To: Jacob Snyder who wrote (152582)6/14/2011 12:38:48 AM
From: Archie Meeties4 Recommendations  Respond to of 206152
 
"Objectivity is a myth". Sounds like some Derrida stuff I studied in my philsophy class years ago. But in the real world we have to make decisions based on the best evidence of science and best tools and technology at hand.

You do not want a bridge builder who doesn't know material science, you don't want a surgeon who doesn't understand physiology. Hard science is precise and experiments reliable. When the outcome isn't reliable, it's predictably unreliable. Anyways, much of the civilization you see around you was gained by the hard work of people who added endorsed science or turned it into usable technology. Climatology is not the hardest of sciences, but it makes objective predictions, many of which, for example, drought conditions in the SW, temperatures, polar cap volumes, that have been verified over time. Global warming is really not up for debate in any scientific community, and the debate about whether GW is happening is probably obscuring a more important debate, which is, "just how worried we should be about it".
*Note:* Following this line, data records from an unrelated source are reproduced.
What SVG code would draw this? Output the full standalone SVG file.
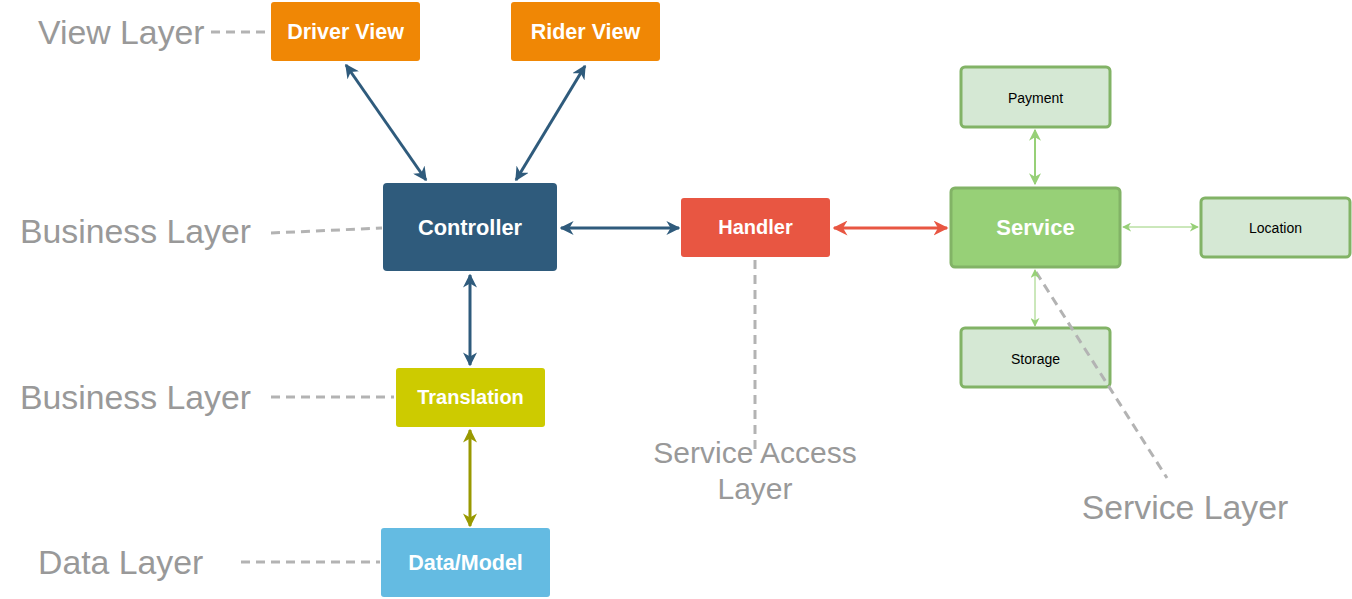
<svg xmlns="http://www.w3.org/2000/svg" width="1352" height="599" viewBox="0 0 1352 599">
<style>
.lbl{font-family:"Liberation Sans",Arial,sans-serif;fill:#999999;font-size:33.8px}
.nt{font-family:"Liberation Sans",Arial,sans-serif;fill:#ffffff;font-weight:bold;text-anchor:middle}
.st{font-family:"Liberation Sans",Arial,sans-serif;fill:#000000;font-size:14px;text-anchor:middle}
.dash{stroke:#B3B3B3;stroke-width:3;stroke-dasharray:9,6;fill:none}
.sub{fill:#D5E8D4;stroke:#82B366;stroke-width:3}
</style>
<defs>
<marker id="ab" viewBox="0 0 10 10" refX="9" refY="5" markerWidth="14" markerHeight="14" markerUnits="userSpaceOnUse" orient="auto-start-reverse"><path d="M0,0 L10,5 L0,10 L3,5 Z" fill="#2F5B7C"/></marker>
<marker id="ar" viewBox="0 0 10 10" refX="9" refY="5" markerWidth="15" markerHeight="15" markerUnits="userSpaceOnUse" orient="auto-start-reverse"><path d="M0,0 L10,5 L0,10 L3,5 Z" fill="#E85642"/></marker>
<marker id="ao" viewBox="0 0 10 10" refX="9" refY="5" markerWidth="14" markerHeight="14" markerUnits="userSpaceOnUse" orient="auto-start-reverse"><path d="M0,0 L10,5 L0,10 L3,5 Z" fill="#999900"/></marker>
<marker id="ag" viewBox="0 0 10 10" refX="9" refY="5" markerWidth="12" markerHeight="12" markerUnits="userSpaceOnUse" orient="auto-start-reverse"><path d="M0,0 L10,5 L0,10 L3,5 Z" fill="#97D077"/></marker>
<marker id="ag2" viewBox="0 0 10 10" refX="9" refY="5" markerWidth="9" markerHeight="9" markerUnits="userSpaceOnUse" orient="auto-start-reverse"><path d="M0,0 L10,5 L0,10 L3,5 Z" fill="#97D077"/></marker>
</defs>

<g id="layer-labels">
<text class="lbl" x="38" y="44">View Layer</text>
<text class="lbl" x="20" y="243">Business Layer</text>
<text class="lbl" x="20" y="409">Business Layer</text>
<text class="lbl" x="38" y="574">Data Layer</text>
<text class="lbl" x="755" y="463" text-anchor="middle" style="font-size:30px">Service Access</text>
<text class="lbl" x="755" y="499" text-anchor="middle" style="font-size:30px">Layer</text>
<text class="lbl" x="1185" y="519" text-anchor="middle">Service Layer</text>
</g>

<g id="driver-view"><rect x="271" y="2" width="149" height="59" rx="3" fill="#F08705"/><text class="nt" x="345.5" y="39" font-size="21.5">Driver View</text></g>
<g id="rider-view"><rect x="511" y="2" width="149" height="59" rx="3" fill="#F08705"/><text class="nt" x="585.5" y="39" font-size="21.5">Rider View</text></g>
<g id="controller"><rect x="383" y="183" width="174" height="88" rx="4" fill="#2F5B7C"/><text class="nt" x="470" y="235" font-size="21.8">Controller</text></g>
<g id="handler"><rect x="681" y="198" width="149" height="59" rx="3" fill="#E85642"/><text class="nt" x="755.5" y="234" font-size="20">Handler</text></g>
<g id="service"><rect x="951" y="188" width="169" height="79" rx="4" fill="#97D077" stroke="#82B366" stroke-width="3"/><text class="nt" x="1035.5" y="235" font-size="22">Service</text></g>
<g id="payment"><rect x="961" y="67" width="149" height="60" rx="4" class="sub"/><text class="st" x="1035.5" y="103">Payment</text></g>
<g id="location"><rect x="1201" y="198" width="149" height="59" rx="4" class="sub"/><text class="st" x="1275.5" y="233">Location</text></g>
<g id="storage"><rect x="961" y="328" width="149" height="59" rx="4" class="sub"/><text class="st" x="1035.5" y="364">Storage</text></g>
<g id="translation"><rect x="396" y="368" width="149" height="59" rx="3" fill="#CDCB00"/><text class="nt" x="470.5" y="404" font-size="20">Translation</text></g>
<g id="data-model"><rect x="381" y="528" width="169" height="69" rx="3" fill="#64BBE2"/><text class="nt" x="465.5" y="570" font-size="21.5">Data/Model</text></g>

<g id="connectors">
<line class="dash" x1="211" y1="32" x2="270" y2="32"/>
<line class="dash" x1="271" y1="233" x2="382" y2="228"/>
<line class="dash" x1="271" y1="397" x2="394" y2="397"/>
<line class="dash" x1="241" y1="562" x2="380" y2="562"/>
<line class="dash" x1="755" y1="260" x2="755" y2="449"/>
<line class="dash" x1="1036" y1="272" x2="1167" y2="478"/>
<line x1="346" y1="65" x2="426" y2="180" stroke="#2F5B7C" stroke-width="3" marker-start="url(#ab)" marker-end="url(#ab)"/>
<line x1="585" y1="66" x2="516" y2="180" stroke="#2F5B7C" stroke-width="3" marker-start="url(#ab)" marker-end="url(#ab)"/>
<line x1="561" y1="228" x2="679" y2="228" stroke="#2F5B7C" stroke-width="3" marker-start="url(#ab)" marker-end="url(#ab)"/>
<line x1="834" y1="228" x2="947" y2="228" stroke="#E85642" stroke-width="3" marker-start="url(#ar)" marker-end="url(#ar)"/>
<line x1="470" y1="275" x2="470" y2="365" stroke="#2F5B7C" stroke-width="3" marker-start="url(#ab)" marker-end="url(#ab)"/>
<line x1="470" y1="430" x2="470" y2="526" stroke="#999900" stroke-width="3" marker-start="url(#ao)" marker-end="url(#ao)"/>
<line x1="1035" y1="130" x2="1035" y2="184" stroke="#97D077" stroke-width="2" marker-start="url(#ag)" marker-end="url(#ag)"/>
<line x1="1123" y1="227" x2="1198" y2="227" stroke="#97D077" stroke-width="1" marker-start="url(#ag2)" marker-end="url(#ag2)"/>
<line x1="1035" y1="270" x2="1035" y2="326" stroke="#97D077" stroke-width="1" marker-start="url(#ag2)" marker-end="url(#ag2)"/>
</g>
</svg>
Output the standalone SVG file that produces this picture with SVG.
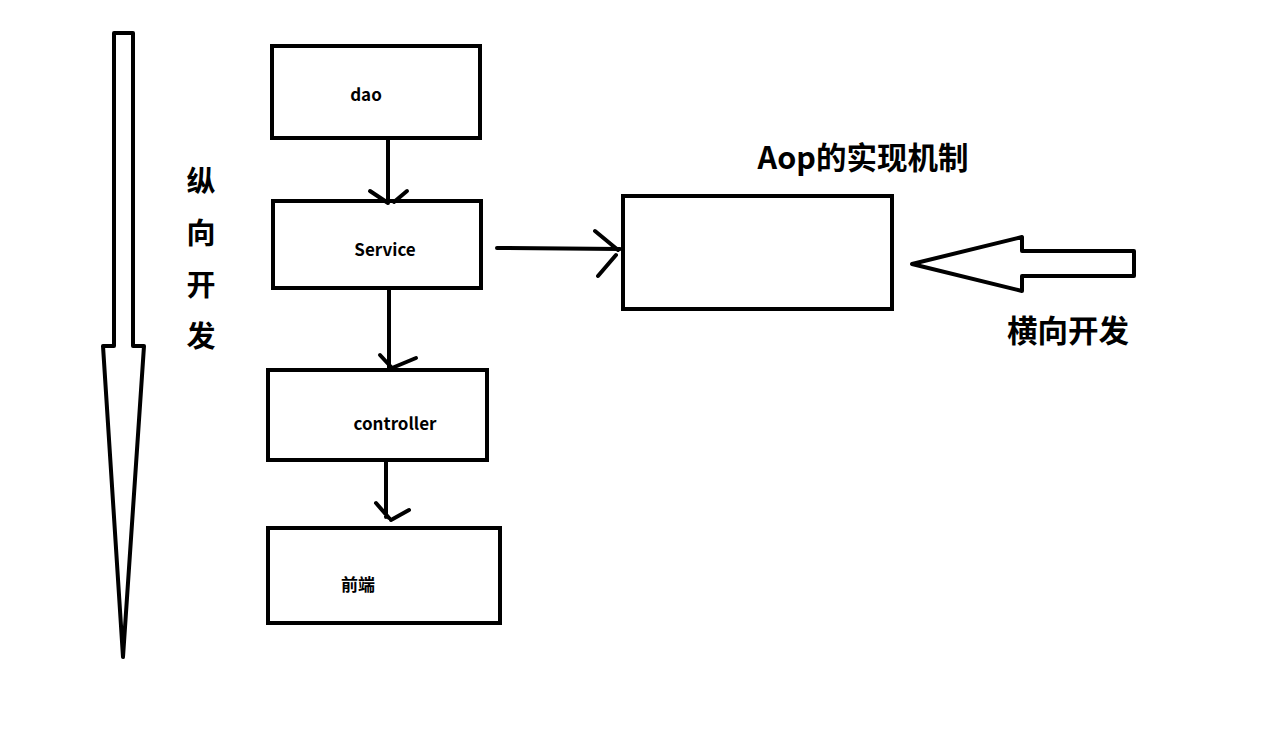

As for scientists being stuck masturbating to their own theories, that's partly true. But more importantly, there is a lot of scientific incentive to revise, improve, or even over through an established theory. Theories are continually revised. Science celebrates those who usually refine or revolutionize the established body of knowledge. Newton, Einstein, Darwin, they were celebrated (more or less, some folks had a problem with Darwin). If somebody out there had a robust theory to explain how the earth's temperatures are rising and how this is not connected to a rise in gases which objectively cause warming, they'd get plenty of press time. As it is, nobody has such a theory.

Stock picking is completely different. There isn't much science here, although you might get to crunch some numbers if you are a deep value player. I agree with your idea of posting your own trades and becoming aware of your biases.

My bias is that explaining things helps people understand, and I'm probably completely wrong!